I have to share a very much appreciated review of my book “We Don’t Talk About That” from my good old friend, one who has written books and many essays himself, one who has started the first kayaking club in eastern Canada and tried to teach me to ski on Grouse Mountain on the west coast; one who has started and established architecture courses and taught at the university, involved in building an opera house and did all kinds of other incredible things. One thing we did together was a weeklong kayaking trip through the ‘Broken Islands’ starting in Ucluelet, B.C. on the west coast of Vancouver Island.
I will never forget how I carried all our supplies to the boat close to the ocean where we were to take off. Gerhard had left to find a parking place for his car. Returning on my second trip with another arm full of ‘stuff’ I saw hundreds of seagulls ripping into our food bags, nuts and dried fruit was all over the place. I had to fight them off while I saved what I could. When I finally had everything piled up next to the boat the ocean had left, – the ebb tide had set in and I stood next to the kayak on the sand watching the water retreat farther and farther. Quite a helpless feeling!
I will also not forget how we had a fishing line attached to the kayak and all of a sudden the paddling seemed harder. Wow! A good sized salmon was on the line and fighting to get off. As my friend started to reel it in it took just a moment and an eagle dove down and stole our supper. We had to cut the line, we had no choice. Camping on different small islands we harvested mussels and oysters, cooked them in ocean water and sometimes shared them with other campers.
Paddling towards a huge big rock off the coast we heard the howling of sea lions. As we came close one giant stood up and apparently gave a loud order and at least a dozen of them dove into the ocean and stood like a wall in front of us, bobbing up and down in the waves but never taking their eyes off us. I was scared and wanted to paddle away but Gerhard kept his course and only just during the last moment steered away. I am sure those beasts would have capsized our kayak and we would have drowned.

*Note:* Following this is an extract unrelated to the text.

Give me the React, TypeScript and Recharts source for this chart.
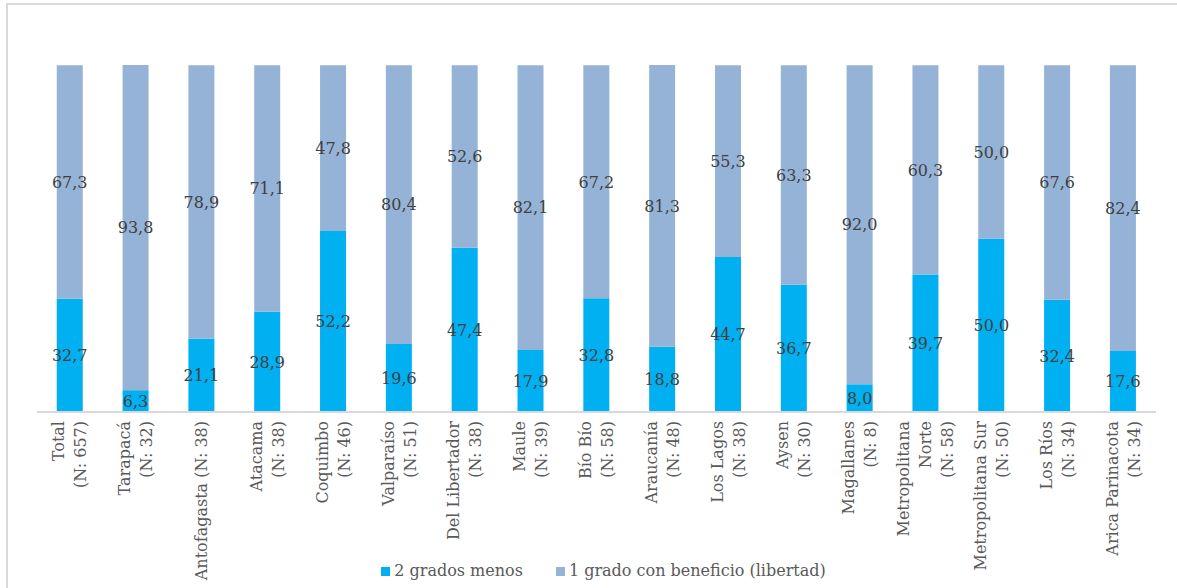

It was my most exhilarating and exciting kayak adventure in the waters of the Pacific Ocean. Sometimes we had to fight huge waves but we made a terrific team as we were both experienced paddlers. Gerhard, an Austrian by birth knew the ways of the ocean while I was used to paddling on the Baltic Sea even though my kayak competitions were mostly on lakes and rivers of Germany.
Memories. And now Gerhard read my book. I was anticipating some critique from this widely read and educated man. I want to thank him from the bottom of my heart for what he had to say:
Finally I purchased your book. I started reading and couldn’t put it down. It isn’t just good it is very good. It is gripping, even though I have heard much of the story from you over the past twenty years. It is good to see the story did not change. It is well organized so that one knows who is who as we meet them over the years of age, old rural bliss, looming disaster, cataclysm and redemption.
You may have started a new genre with this book. It is not often we encounter a book showing fortitude and heroism amongst the despised losers of a bitter war, together with kernels of humanism remaining amongst the unspeakable brutality of vengeful victors when they encounter the only ones left: the innocent. Everyone should read it.